While technically he was not the automatic choice to accede, Sentamu’s incumbency as Archbishop of York, hierarchically the second-highest office in the Church of England, for long made him the frontrunner to become the first black man to have spiritual oversight over the global Anglican Communion. But Sentamu, nurtured and discipled in the evangelical Christianity of Uganda, was passed over in favour of an indigenous Englishman, Justin Welby.

Why is it important for the spiritual heads to be African or Global Southern? It is because of the reality of Christendom today. In the 20th century, the Catholic Church grew faster in Africa than anywhere else, with 16% of the world's Catholics living on the continent. Worldwide Anglicanism is strongest in Africa – in 2008 GAFCON, the Global Anglican Future Conference, a pan-Anglican forum meeting in Jerusalem acknowledged that the denomination’s stronghold is in Nigeria, Uganda, Kenya, Ghana, and Rwanda. Pentecostalism, meanwhile, is the one brand of Christianity in Africa that is thriving most, its growth phenomenal in the last 40 years. Pentecostals now represent 12%, or about 107 million, of Africa's population of nearly 890 million people.
But there are deeper reasons why Africa should be at the helm, reasons that also put to rest the widespread misconception that Christianity is a “white man’s religion” that is alien to Africa: as a baby Jesus Christ was exiled in Egypt, which carries symbolic or, some would say, divine significance as a cradle. Simon, the man who carried Jesus’ cross on the way to crucifixion, was an African from Cyrene (Libya) – yet more symbolic significance. The Church in Antioch (Acts 11: 19-30), the city where the disciples of Christ were first called Christians, was founded by the apostles Peter and Paul, and had Africans in its leadership (“Simeon called Niger/black man, Lucius of Cyrene” in Acts 13:1). The Ethiopian eunuch in Acts 8 of the Bible was probably the first non-Jew to take the Gospel into the outside world. Early leaders who shaped Christianity in the first two or three centuries after Christ, like Tertullian, Augustine of Hippo, and Cyprian, were Africans as well.

In the book ‘Clouds of Witnesses: Christian Voices from Africa and Asia’ (IVP Books, 2011), which features the Ugandans Simeon Nsibambi and Janaani Luwum among 17 Global South stand-outs, Mark Noll and Carolyn Nystrom write that, “Today, in the early twenty-first century, there are far more active church participants in Africa than in Europe; a strong majority of the adherents to major denominational families like Pentecostals, Anglicans and Catholics live outside North America and Europe; more missionaries are being sent out from places like South Korea, Brazil and Nigeria than from any European country.”

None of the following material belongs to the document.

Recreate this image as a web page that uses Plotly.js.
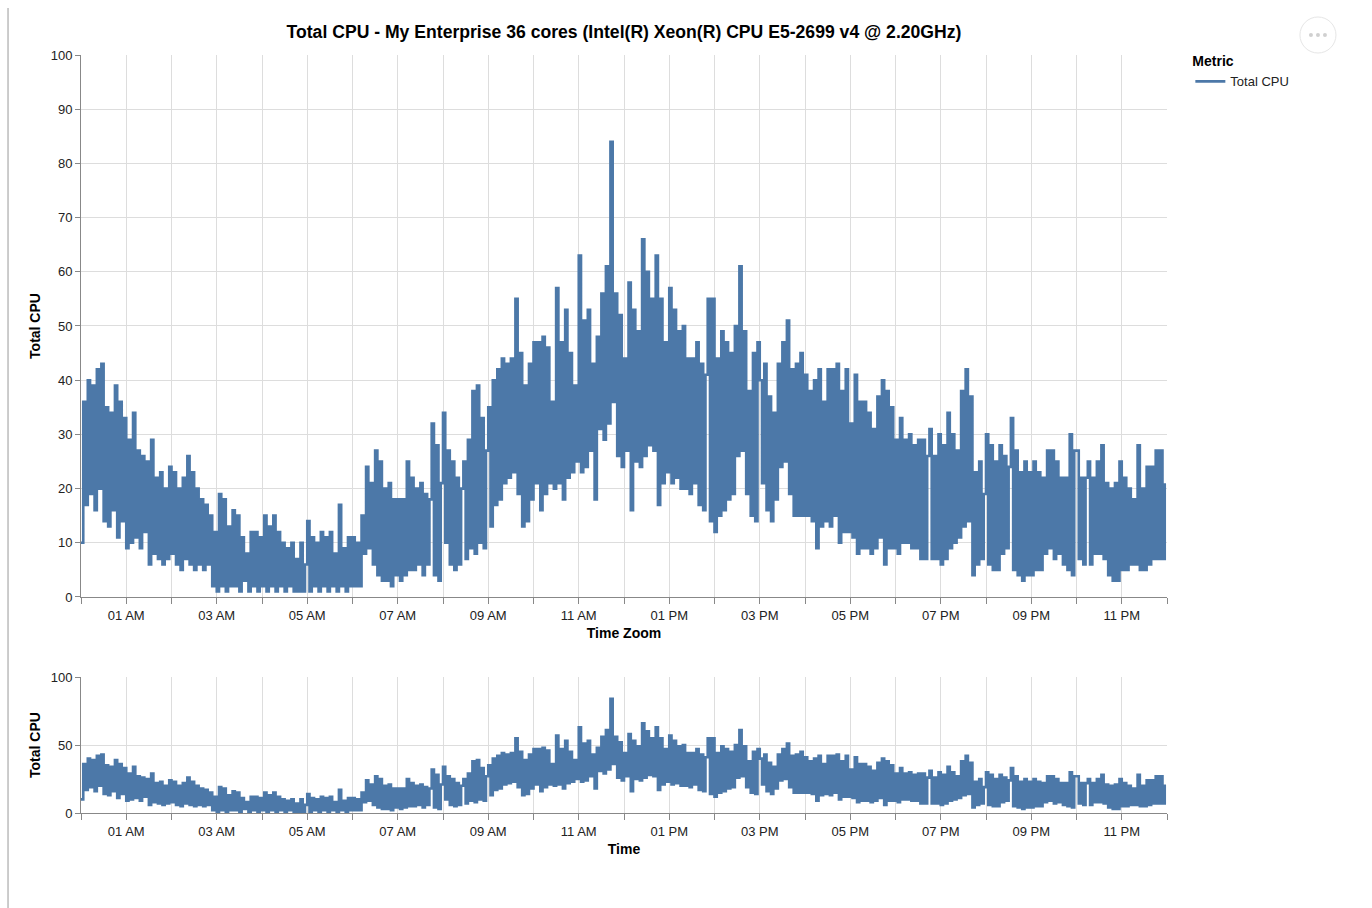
<!DOCTYPE html>
<html>
<head>
<meta charset="utf-8">
<script src="https://cdn.plot.ly/plotly-3.0.1.min.js"></script>
<style>
  html, body { margin: 0; padding: 0; background: #fff; }
  #chart { width: 1372px; height: 908px; }
</style>
</head>
<body>
<div id="chart"></div>
<script>
// ---- Data: Total CPU (%), one reading every 3 minutes, one array per hour ----
const chartTitle = "Total CPU - My Enterprise 36 cores (Intel(R) Xeon(R) CPU E5-2699 v4 @ 2.20GHz)";
const seriesName = "Total CPU";
const legendTitle = "Metric";
const startTime = Date.UTC(2021, 0, 1, 0, 0, 0);
const stepMinutes = 3;

const cpu_00 = [10, 36, 17, 40, 19, 39, 16, 42, 20, 43, 14, 35, 13, 34, 16, 39, 11, 36, 14, 33];
const cpu_01 = [9, 29, 10, 34, 11, 27, 9, 26, 12, 25, 6, 29, 8, 22, 7, 23, 6, 20, 7, 24];
const cpu_02 = [8, 23, 6, 20, 5, 22, 7, 26, 6, 23, 5, 20, 6, 18, 5, 17, 6, 15, 2, 12];
const cpu_03 = [1, 19, 2, 18, 1, 13, 2, 16, 2, 15, 1, 11, 3, 8, 1, 12, 2, 12, 1, 11];
const cpu_04 = [2, 15, 1, 13, 2, 15, 1, 12, 2, 10, 1, 9, 2, 10, 1, 7, 1, 10, 1, 6];
const cpu_05 = [14, 1, 11, 2, 10, 1, 12, 2, 11, 1, 12, 2, 8, 1, 17, 2, 9, 1, 11, 2];
const cpu_06 = [11, 2, 10, 2, 15, 8, 24, 9, 21, 6, 27, 4, 25, 3, 20, 3, 21, 2, 18, 4];
const cpu_07 = [18, 3, 18, 4, 25, 5, 22, 5, 20, 6, 21, 4, 19, 6, 18, 32, 4, 28, 3, 21];
const cpu_08 = [34, 10, 27, 6, 25, 5, 22, 6, 20, 25, 7, 29, 9, 38, 8, 39, 10, 33, 9, 27];
const cpu_09 = [35, 13, 40, 17, 42, 18, 44, 21, 43, 22, 44, 23, 55, 19, 45, 13, 39, 14, 43, 18];
const cpu_10 = [47, 21, 47, 16, 48, 19, 46, 21, 36, 20, 57, 21, 47, 18, 53, 22, 45, 23, 39, 25];
const cpu_11 = [63, 23, 51, 24, 53, 27, 43, 18, 48, 31, 56, 29, 61, 32, 84, 36, 56, 26, 52, 24];
const cpu_12 = [44, 27, 58, 16, 53, 25, 49, 24, 66, 26, 60, 28, 55, 27, 63, 17, 55, 21, 47, 23];
const cpu_13 = [57, 21, 53, 22, 49, 20, 50, 20, 44, 19, 44, 21, 47, 17, 43, 16, 41, 55, 14, 55];
const cpu_14 = [12, 44, 15, 49, 16, 47, 18, 45, 19, 50, 26, 61, 27, 49, 19, 38, 15, 45, 14, 47];
const cpu_15 = [40, 21, 43, 16, 37, 14, 34, 18, 43, 24, 47, 25, 51, 19, 42, 15, 43, 15, 45, 15];
const cpu_16 = [41, 15, 38, 14, 40, 9, 42, 13, 36, 14, 42, 13, 42, 15, 43, 10, 38, 12, 42, 12];
const cpu_17 = [32, 11, 41, 8, 36, 9, 36, 9, 34, 8, 31, 9, 37, 11, 40, 6, 38, 9, 35, 9];
const cpu_18 = [29, 8, 33, 10, 29, 10, 30, 9, 28, 9, 29, 7, 29, 7, 26, 31, 7, 26, 7, 30];
const cpu_19 = [6, 28, 7, 34, 9, 30, 10, 27, 11, 38, 13, 42, 14, 37, 4, 23, 6, 25, 7, 19];
const cpu_20 = [30, 6, 28, 5, 25, 5, 28, 8, 26, 9, 24, 33, 5, 27, 4, 23, 3, 25, 4, 23];
const cpu_21 = [4, 25, 5, 23, 5, 22, 8, 27, 9, 27, 7, 25, 8, 22, 6, 22, 5, 30, 4, 27];
const cpu_22 = [27, 7, 22, 6, 22, 25, 6, 22, 8, 25, 8, 28, 7, 21, 4, 20, 3, 21, 3, 25];
const cpu_23 = [5, 22, 5, 20, 6, 18, 6, 28, 5, 20, 5, 24, 6, 24, 7, 27, 7, 27, 7, 21];

const hourlyBlocks = [cpu_00, cpu_01, cpu_02, cpu_03, cpu_04, cpu_05, cpu_06, cpu_07,
  cpu_08, cpu_09, cpu_10, cpu_11, cpu_12, cpu_13, cpu_14, cpu_15,
  cpu_16, cpu_17, cpu_18, cpu_19, cpu_20, cpu_21, cpu_22, cpu_23];

const cpuValues = [].concat(...hourlyBlocks);
const times = cpuValues.map((_, i) => startTime + i * stepMinutes * 60000);

const HOUR = 3600000;
const FONT = "Liberation Sans, Arial, Helvetica, sans-serif";
const LINE_COLOR = "#4c78a8";

function xAxis(titleText, anchor) {
  return {
    type: "date",
    anchor: anchor,
    range: [startTime, startTime + 24 * HOUR],
    tick0: startTime + HOUR,
    dtick: 2 * HOUR,
    tickformat: "%I %p",
    ticks: "outside",
    ticklen: 6,
    tickcolor: "#888",
    showline: true,
    linecolor: "#888",
    linewidth: 1,
    showgrid: true,
    gridcolor: "#ddd",
    gridwidth: 1,
    zeroline: false,
    minor: { dtick: HOUR, tick0: startTime, showgrid: true, gridcolor: "#ddd", gridwidth: 1,
             ticks: "outside", ticklen: 6, tickcolor: "#888" },
    tickfont: { family: FONT, size: 13, color: "#222" },
    title: { text: "<b>" + titleText + "</b>", font: { family: FONT, size: 14, color: "#000" }, standoff: 6 },
    fixedrange: true
  };
}

function yAxis(domain, dtick, anchor) {
  return {
    domain: domain,
    anchor: anchor,
    range: [0, 100],
    dtick: dtick,
    tick0: 0,
    ticks: "outside",
    ticklen: 5,
    tickcolor: "#888",
    showline: true,
    linecolor: "#888",
    linewidth: 1,
    showgrid: true,
    gridcolor: "#ddd",
    zeroline: false,
    tickfont: { family: FONT, size: 13, color: "#222" },
    title: { text: "<b>Total CPU</b>", font: { family: FONT, size: 14, color: "#000" }, standoff: 6 },
    fixedrange: true
  };
}

const lineStyle = { color: LINE_COLOR, width: 2.6, shape: "hv", simplify: false };

const traces = [
  {
    type: "scatter", mode: "lines", x: times, y: cpuValues,
    xaxis: "x", yaxis: "y", name: seriesName,
    line: lineStyle, hoverinfo: "skip", showlegend: true
  },
  {
    type: "scatter", mode: "lines", x: times, y: cpuValues,
    xaxis: "x2", yaxis: "y2", name: seriesName,
    line: lineStyle, hoverinfo: "skip", showlegend: false
  }
];

// "more actions" button (decorative, top right)
const btnX = 1.139, btnY = (813 - 35) / 758;
function dot(dx) {
  return { type: "circle", xref: "paper", yref: "paper", xsizemode: "pixel", ysizemode: "pixel",
    xanchor: btnX, yanchor: btnY, x0: dx - 2, x1: dx + 2, y0: -2, y1: 2,
    line: { width: 0 }, fillcolor: "#d0d0d0" };
}

const layout = {
  width: 1372,
  height: 908,
  paper_bgcolor: "#fff",
  plot_bgcolor: "#fff",
  font: { family: FONT, color: "#000" },
  margin: { l: 81, r: 205, t: 55, b: 95, pad: 0 },
  title: {
    text: "<b>" + chartTitle + "</b>",
    font: { family: FONT, size: 17.6, color: "#000" },
    x: 0.5, xref: "paper", xanchor: "center",
    y: 1 - 32 / 908, yref: "container", yanchor: "middle"
  },
  xaxis: xAxis("Time Zoom", "y"),
  yaxis: yAxis([0.285, 1], 10, "x"),
  xaxis2: xAxis("Time", "y2"),
  yaxis2: yAxis([0, 0.1794], 50, "x2"),
  showlegend: true,
  legend: {
    x: 1.0215, xanchor: "left", y: 1.009, yanchor: "top",
    title: { text: "<b>" + legendTitle + "</b>", font: { family: FONT, size: 14, color: "#000" } },
    font: { family: FONT, size: 13, color: "#222" },
    itemwidth: 30,
    bgcolor: "rgba(0,0,0,0)",
    borderwidth: 0
  },
  shapes: [
    { type: "line", xref: "paper", yref: "paper", x0: -0.0672, x1: -0.0672, y0: 1.062, y1: -0.13,
      line: { color: "#999", width: 1 } },
    { type: "circle", xref: "paper", yref: "paper", xsizemode: "pixel", ysizemode: "pixel",
      xanchor: btnX, yanchor: btnY, x0: -18, x1: 18, y0: -18, y1: 18,
      line: { color: "#e6e6e6", width: 1 }, fillcolor: "rgba(0,0,0,0)" },
    dot(-7), dot(0), dot(7)
  ],
  hovermode: false
};

Plotly.newPlot("chart", traces, layout, { displayModeBar: false, staticPlot: true, responsive: false });
</script>
</body>
</html>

The Global South for its part must avoid others’ earlier pitfalls, put rather crudely in popular-speak as: “When Christianity went to Rome, they made it a state religion; when it went to Britain they made it a tourist attraction; when it went to America they made it a business.”

Africa should remain faithful to the evangelical roots of the faith, put very succinctly in Jesus’ last words on Earth: “You will be my witnesses in Jerusalem, and in all Judea and Samaria, and to the ends of the earth.”